I've heard some good things about GF! I too was looking into them for my Van Halen copy and my tele/theremin( their VEH humbucker and their p90's in particular)
I might take the risk very soon though.


----------



## Lincoln (Jun 2, 2008)

I've bought thier pickups, bridges, mod kits, on-board amps. Definatly better that your run of the mill chinese stuff, but not as good as genuine USA OEM parts or high end pickups......IMHO anyway. Price is right. Call them best of the imports?


----------



## Steve Adams (Dec 31, 2009)

ok,

if thats the case then I will put my money to them for some locking tuners, and some gold hardware. I was looking at building a complete guitar from their parts, but the body is too light compared to a real tele and strat body, so I will use other peices for the body and neck.

it will run me more money but I will be more pleased with the results.


----------



## torndownunit (May 14, 2006)

Lincoln said:


> I've bought thier pickups, bridges, mod kits, on-board amps. Definatly better that your run of the mill chinese stuff, but not as good as genuine USA OEM parts or high end pickups......IMHO anyway. Price is right. Call them best of the imports?

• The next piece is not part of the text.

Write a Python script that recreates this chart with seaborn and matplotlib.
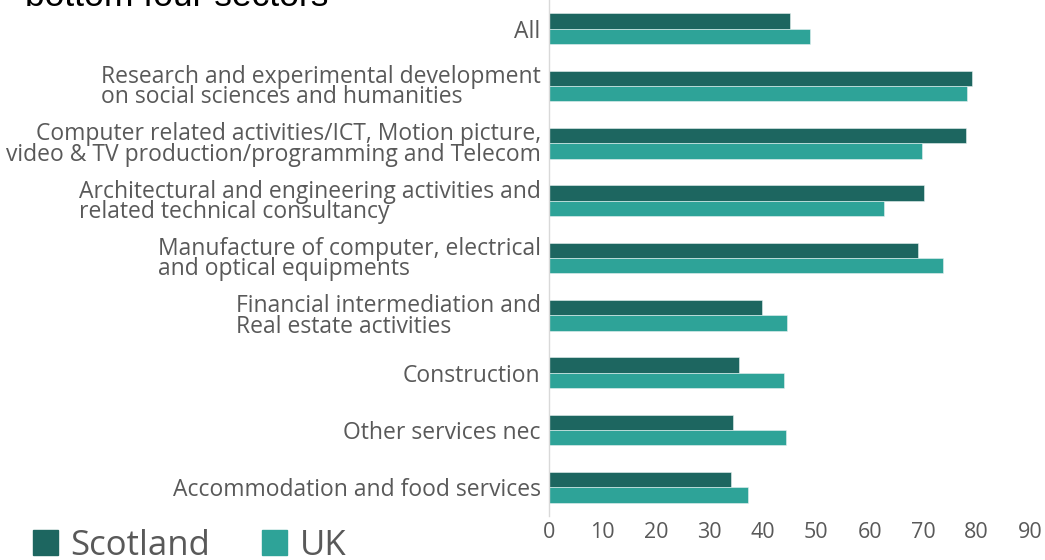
import pandas as pd
import matplotlib.pyplot as plt
import seaborn as sns
from matplotlib.patches import Patch

# Data
categories = [
    "All",
    "Research and experimental development\non social sciences and humanities",
    "Computer related activities/ICT, Motion picture,\nvideo & TV production/programming and Telecom",
    "Architectural and engineering activities and\nrelated technical consultancy",
    "Manufacture of computer, electrical\nand optical equipments",
    "Financial intermediation and\nReal estate activities",
    "Construction",
    "Other services nec",
    "Accommodation and food services",
]
scotland = [45.0, 79.1, 78.0, 70.1, 69.0, 39.9, 35.6, 34.5, 34.0]
uk = [48.9, 78.2, 69.8, 62.7, 73.7, 44.6, 44.0, 44.4, 37.3]
series = ["Scotland", "UK"]
colors = ["#1d6660", "#2ea398"]

sns.set_style("white")
plt.rcParams['font.family'] = ['Open Sans', 'DejaVu Sans']

df = pd.DataFrame({
    "category": categories * 2,
    "value": scotland + uk,
    "series": ["Scotland"] * len(categories) + ["UK"] * len(categories),
})

fig = plt.figure(figsize=(10.45, 5.6), dpi=100)
ax = fig.add_axes([549 / 1045, 1 - 516 / 560, (1030 - 549) / 1045, 516 / 560])

sns.barplot(data=df, y="category", x="value", hue="series", order=categories,
            hue_order=series, palette=colors, saturation=1, orient="h", width=0.53,
            edgecolor="#e8f2f1", linewidth=0.4, legend=False, ax=ax)

ax.set_xlim(0, 90)
ax.set_ylim(8.5, -0.5)
ax.set_xticks(range(0, 91, 10))
ax.set_xlabel("")
ax.set_ylabel("")
ax.tick_params(axis="x", labelsize=15.5, colors="#595959", length=0, pad=4)
ax.tick_params(axis="y", labelsize=16.5, colors="#595959", length=0, pad=6)
for lab in ax.get_yticklabels():
    lab.set_multialignment("left")
    if lab.get_text().startswith("Computer"):
        lab.set_multialignment("right")
    lab.set_linespacing(0.8)

for s in ["top", "right", "bottom"]:
    ax.spines[s].set_visible(False)
ax.spines["left"].set_color("#d9d9d9")
ax.spines["left"].set_linewidth(1)

# title, mostly cut off at the top of the image
fig.text(25 / 1045, 1 - 6 / 560, "Scotland compared with the UK: top four and\nbottom four sectors",
         fontsize=25.5, family="Liberation Sans", color="black", ha="left", va="baseline")

handles = [Patch(facecolor=c, edgecolor=c) for c in colors]
fig.legend(handles, series, loc="lower left", bbox_to_anchor=(2 / 1045, -34 / 560),
           ncol=2, frameon=False, fontsize=25, handlelength=0.72, handleheight=0.72,
           handletextpad=0.35, columnspacing=1.5, labelcolor="#595959")

fig.savefig("out.png", dpi=100)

I agree with that assessement. Some of the brand name stuff they carry (eg they do carry a few different lines of tuners) are quite good as well. But ya, the general hardware is slightly above what would come on an budget import guitars.

When it comes to the pickups, people's opinions vary. I personally love the ones I have used. They might not be up to some of the other manufacturers quality wise, but I love the tone and I have never had an issue any of them. The set in my Tele has been there for 3 years now. I have used their Dream 180 and Liverpools in the past and liked them a lot as well.


----------



## rhh7 (Mar 14, 2008)

The old saying is that quality does not cost, it pays. Yesterday, I needed 4 sets of vintage tuners. GuitarFetish sells the Wilkinson tuners for $26.95, with shipping of $20.00. Warmoth sells the Gotoh tuners for $30.00, with shipping of $15.00.(all prices U.S.D.) So for about $7.00 more U.S., I got 4 sets of tuners which I consider to be of much higher quality.


----------



## copperhead (May 24, 2006)

nice one rhh7 .that's how to do it .always check how much you can get the best stuff for, i agree .but gfs hardware is from Korea same as the bezdez stuff which is a better price & in Canada cheaper shipping as well
http://stores.shop.ebay.ca/bezdez__W0QQ_armrsZ1
as for the pickups gfs are pretty good sounding stuff for the price


----------



## Overt1 (Aug 31, 2009)

+1 for bezdez. gfs charges so much for shipping that even americans buy from bezdez


----------



## torndownunit (May 14, 2006)

Overt1 said:


> +1 for bezdez. gfs charges so much for shipping that even americans buy from bezdez


I just wish Bezdez would supply some more information on what they are selling. I don't require the over the top descriptions that GFS comes up with, but something a little more than what Bezdez supplies would be nice. Some of their stuff is brand name, so in that case it doesn't matter. But I'd like to know more about the pickups etc., which they provide practically no information for.

I am pretty sure Bezdez's stuff is the same stuff GFS sells though. And I am pretty sure a lot of their pickups are Artecs. The FIltertron copies they carry definitely look like Artec. A lot of people think GFS pickups are mostly rebranded Artec. If that is the case, a lot of the pickups Bezdez sells could be as good as the GFS stuff.


----------